Religion and cultural belief systems have great influence on how many people perceive threats—often intermingling perceptions of natural and supernatural forces. When we experience disasters over which we have little control, we often turn to spiritual connections for explanation, consolation, or relief. For instance, Sherpas’ religious and spiritual culture does not conflict with scientific claims about the climate, but their worldview does influence how they engage with the local landscape. Spirits are said to inhabit the lakes and the mountain terrain, and this tradition comes into play when experts propose large-scale engineering projects to mitigate threats, such as the 2016 emergency draining at Imja Tsho by the Nepalese army, which lowered the lake by about 11.5 feet to reduce GLOF dangers. Khumbu Valley is also considered a sacred sanctuary, and this attachment complicates suggestions that Sherpas should relocate out of danger.

Other conundrums lie in the way individual calamities compete with one another—and with the daily requirements of economic survival—for our headspace. Many of the locals surveyed listed another major earthquake, like the one that hit Nepal in 2015, as their biggest disaster concern—despite the presence of a potential GLOF right above their homes. Does this mean that experience trumps proximity? As the threats brought by climate change pile up—erratic rain and snowfall, or prolonged droughts that threaten Himalayan subsistence agriculture—how will people rank and prioritize their responses? What’s the point of moving to escape one threat if it puts us in greater danger from another? This potential for paralysis makes planning long-term adaptation and mitigation projects difficult to muster community support for.
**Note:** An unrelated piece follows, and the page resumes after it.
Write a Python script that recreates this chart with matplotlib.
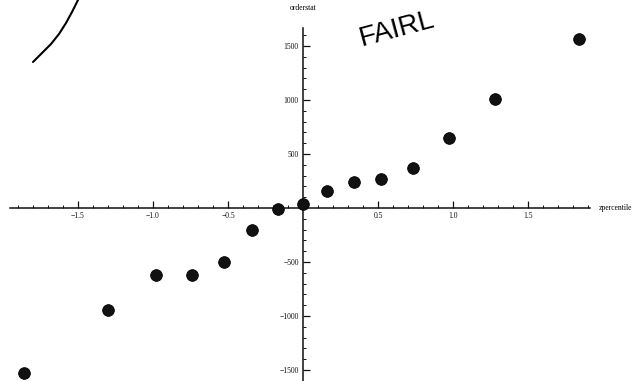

Ghat Village in the Mt. Everest region.
Ghat Village* in the Mount Everest region. Milan Shrestha

And of course some are unwilling to relocate simply because they don’t feel that they have alternatives. They have homes, jobs, crops. Many are invested in making the most of opportunities that come with the booming Everest tourism industry. And so a calculation must be made: risk dying in a flood or give up assets that may take years or even generations to recoup.

We’re already in the disaster. We live in a world where the stakes of economic survival feel equal to any physical struggle for life and death. These stakes become more real through the erosion of social safety nets, the private capture of public goods, the visions of inequality in global media that let us know where we really stand.

Call it precarity. Call it the Anxiety. Call it what novelist Amitav Ghosh names The Great Derangement—the difficulty modern humans have acting on slow-moving dangers. Society everywhere has struggled to respond to climate impacts, even as the science becomes more clear. Action on climate change will require deeper and more nuanced engagement with individuals and communities that aren’t attuned to the unique threat that phenomena like GLOFs represent. And we will need a deeper understanding of fear: as more than just the instinct to flee, but as a dread that can be lived with because the disaster is everywhere.

*Correction, March 15, 2018: The caption for the second photo in this piece originally misidentified the village as Chheplung. It is Ghat.